La economía latinoamericana es una economía esclavista que se hace la posmoderna: paga salarios africanos, cobra precios europeos, y la injusticia y la violencia son las mercancías que produce con más alta eficiencia. Ciudad de México, 1997, datos oficiales: ochenta por ciento de pobres, tres por ciento de ricos y, en el medio, los demás. Y la ciudad de México es la capital del país que más multimillonarios de fortuna súbita ha generado en el mundo de los años noventa: según los datos de las Naciones Unidas, un solo mexicano posee una riqueza equivalente a la que suman diecisiete millones de mexicanos pobres.

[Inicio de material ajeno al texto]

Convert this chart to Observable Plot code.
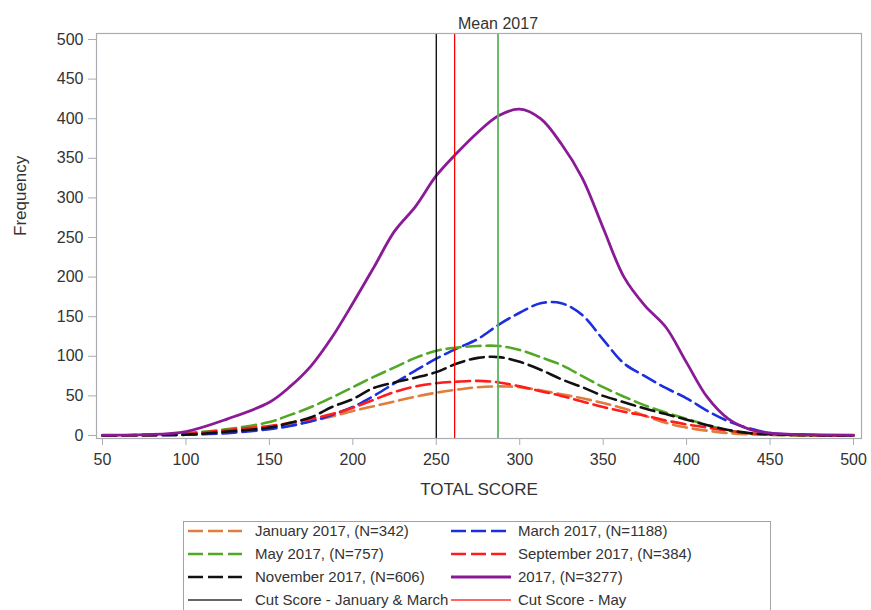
<!DOCTYPE html>
<html>
<head>
<meta charset="utf-8">
<script src="https://cdn.jsdelivr.net/npm/d3@7"></script>
<script src="https://cdn.jsdelivr.net/npm/@observablehq/plot@0.6"></script>
<style>
  html, body { margin: 0; padding: 0; background: #fff; overflow: hidden; }
  #wrap { position: relative; width: 871px; height: 610px; }
  #legend { position: absolute; left: 0; top: 515px; }
</style>
</head>
<body>
<div id="wrap"></div>
<script>
// ---- Data ----
const scores = [50, 75, 100, 125, 150, 162.5, 175, 187.5, 200, 212.5, 225, 237.5, 250, 262.5, 275, 287.5, 300, 312.5, 325, 337.5, 350, 362.5, 375, 387.5, 400, 412.5, 425, 437.5, 450, 475, 500];

const january   = [0, 0.5, 1, 4, 9, 13, 18, 24, 31, 37, 43, 49, 54, 58, 61, 62, 61, 57, 52, 47, 41, 34, 25, 16, 10, 6, 3, 1.5, 0.8, 0.3, 0];
const march     = [0, 0, 1, 3, 8, 12, 18, 26, 36, 50, 66, 82, 97, 110, 122, 140, 155, 167, 167, 152, 121, 91, 75, 60, 47, 31, 18, 9, 3, 0.5, 0];
const may       = [0, 0.5, 3, 8, 17, 26, 36, 48, 61, 74, 86, 98, 107, 111, 113, 113, 108, 99, 89, 75, 61, 49, 38, 29, 21, 13, 6, 3, 1, 0, 0];
const september = [0, 0.5, 2, 7, 12, 16, 21, 27, 35, 45, 55, 62, 66, 68, 69, 67, 62, 56, 50, 43, 36, 30, 25, 19, 14, 10, 6, 3, 1.5, 0.3, 0];
const november  = [0, 0.5, 1, 5, 10, 16, 23, 36, 46, 60, 67, 73, 80, 91, 98, 99, 93, 83, 71, 61, 50, 42, 34, 27, 20, 13, 7, 3, 1.5, 0.3, 0];
const total2017 = [0.5, 1, 5, 21, 42, 62, 88, 124, 167, 212, 258, 289, 328, 357, 383, 404, 412, 400, 368, 325, 262, 200, 164, 137, 92, 48, 21, 8, 3, 1, 0.5];

const seriesNames  = ["January 2017, (N=342)", "March 2017, (N=1188)", "May 2017, (N=757)", "September 2017, (N=384)", "November 2017, (N=606)", "2017, (N=3277)"];
const seriesValues = [january, march, may, september, november, total2017];
const seriesColors = ["#e07d3a", "#1c2fdc", "#52a826", "#ff1c1c", "#111111", "#8a1a96"];
const seriesDashed = [true, true, true, true, true, false];

const cutScores = [250, 261];
const cutNames  = ["Cut Score - January & March", "Cut Score - May"];
const cutColors = ["#000000", "#ff0000"];

const meanScore = 287;
const meanLabel = "Mean 2017";
const meanColor = "#5cb35c";

const xTicks = [50, 100, 150, 200, 250, 300, 350, 400, 450, 500];
const yTicks = [0, 50, 100, 150, 200, 250, 300, 350, 400, 450, 500];
const xLabel = "TOTAL SCORE";
const yLabel = "Frequency";

// ---- Build chart ----
const font = "'Liberation Sans', Arial, sans-serif";
const axisGray = "#a9adb2";
const textColor = "#333333";

const lineMarks = seriesValues.map((vals, k) => Plot.line(
  scores.map((s, i) => ({score: s, freq: vals[i]})),
  {
    x: "score", y: "freq",
    stroke: seriesColors[k],
    strokeWidth: seriesDashed[k] ? 2.6 : 2.8,
    strokeDasharray: seriesDashed[k] ? "14,6" : null,
    curve: "catmull-rom"
  }
));

const cutMarks = cutScores.map((c, k) => Plot.ruleX([c], {stroke: cutColors[k], strokeWidth: 1.3}));

const chart = Plot.plot({
  width: 871,
  height: 515,
  marginLeft: 96,
  marginRight: 10,
  marginTop: 33,
  marginBottom: 77,
  style: {fontFamily: font, fontSize: "16px", background: "#fff", color: textColor},
  x: {domain: [46.4, 504.8]},
  y: {domain: [-3.8, 507.6]},
  marks: [
    Plot.axisX({ticks: xTicks, tickSize: 7, tickPadding: 8, stroke: axisGray, fill: textColor, fontSize: 16, label: null}),
    Plot.axisY({ticks: yTicks, tickSize: 8, tickPadding: 5, stroke: axisGray, fill: textColor, fontSize: 16, label: null}),
    ...lineMarks,
    ...cutMarks,
    Plot.ruleX([meanScore], {stroke: meanColor, strokeWidth: 1.8}),
    Plot.text([meanLabel], {text: d => d, x: meanScore, frameAnchor: "top", dy: -16, fontSize: 16, fill: textColor}),
    Plot.text([xLabel], {text: d => d, frameAnchor: "bottom", dy: 56, fontSize: 17, fill: textColor}),
    Plot.text([yLabel], {text: d => d, frameAnchor: "left", dx: -76, rotate: -90, fontSize: 17, fill: textColor}),
    Plot.frame({stroke: axisGray, strokeWidth: 1.2})
  ]
});

const wrap = document.getElementById("wrap");
wrap.appendChild(chart);

// ---- Legend (below the SVG) ----
const legendItems = seriesNames.map((n, k) => ({name: n, color: seriesColors[k], dashed: seriesDashed[k], width: seriesDashed[k] ? 2.6 : 3}))
  .concat(cutNames.map((n, k) => ({name: n, color: cutColors[k], dashed: false, width: 1.3, thin: true})));

const leg = d3.select(wrap).append("svg")
  .attr("id", "legend")
  .attr("width", 871).attr("height", 95)
  .style("font-family", font);

leg.append("rect")
  .attr("x", 183.5).attr("y", 6.5).attr("width", 587).attr("height", 110)
  .attr("fill", "none").attr("stroke", "#a0a4a8");

const colX = [{sx: 188, ex: 242, tx: 255}, {sx: 451, ex: 511, tx: 518}];
const rowY = [16, 39, 62, 85];

legendItems.forEach((it, i) => {
  const c = colX[i % 2], r = rowY[Math.floor(i / 2)];
  leg.append("line")
    .attr("x1", c.sx).attr("x2", c.ex).attr("y1", r).attr("y2", r)
    .attr("stroke", it.color).attr("stroke-width", it.width)
    .attr("stroke-dasharray", it.dashed ? "15,5" : null)
    .attr("stroke-opacity", it.thin ? 0.8 : 1);
  leg.append("text")
    .attr("x", c.tx).attr("y", r).attr("dy", "0.36em")
    .attr("font-size", 15).attr("fill", textColor)
    .text(it.name);
});
</script>
</body>
</html>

No hay en el mundo ningún país tan desigual como Brasil, y algunos analistas ya están hablando de la brasilización del planeta, para trazar el retrato del mundo que viene. Y al decir brasilización no se refieren, por cierto, a la difusión internacional del fútbol alegre, del carnaval espectacular y de la música que despierta a los muertos, maravillas donde Brasil resplandece a la mayor altura, sino a la imposición, en escala universal, de un modelo de sociedad fundado en la injusticia social y la discriminación racial. En ese modelo, el crecimiento de la economía multiplica la pobreza y la marginación. Belindia es otro nombre de Brasil: así bautizó el economista Edmar Bacha a este país donde una minoría consume como los ricos de Bélgica, mientras la mayoría vive como los pobres de la India.

En la era de las privatizaciones y del mercado libre, el dinero gobierna sin intermediarios. ¿Cuál es la función que se atribuye al estado? El estado debe ocuparse de la disciplina de la mano de obra barata, condenada a salarios enanos, y de la represión de las peligrosas legiones de brazos que no encuentran trabajo: un estado juez y gendarme, y poco más. En muchos países del mundo, la justicia social ha sido reducida a justicia penal. El estado vela por la seguridad pública: de los otros servicios, ya se encargará el mercado; y de la pobreza, gente pobre, regiones pobres, ya se ocupará Dios, si la policía no alcanza. Aunque la administración pública quiera disfrazarse de madre piadosa, no tiene más remedio que consagrar sus menguadas energías a las funciones de vigilancia y castigo. En estos tiempos neoliberales, los derechos públicos se reducen a favores del poder, y el poder se ocupa de la salud pública y de la educación pública, como si fueran formas de la caridad pública, en vísperas de elecciones.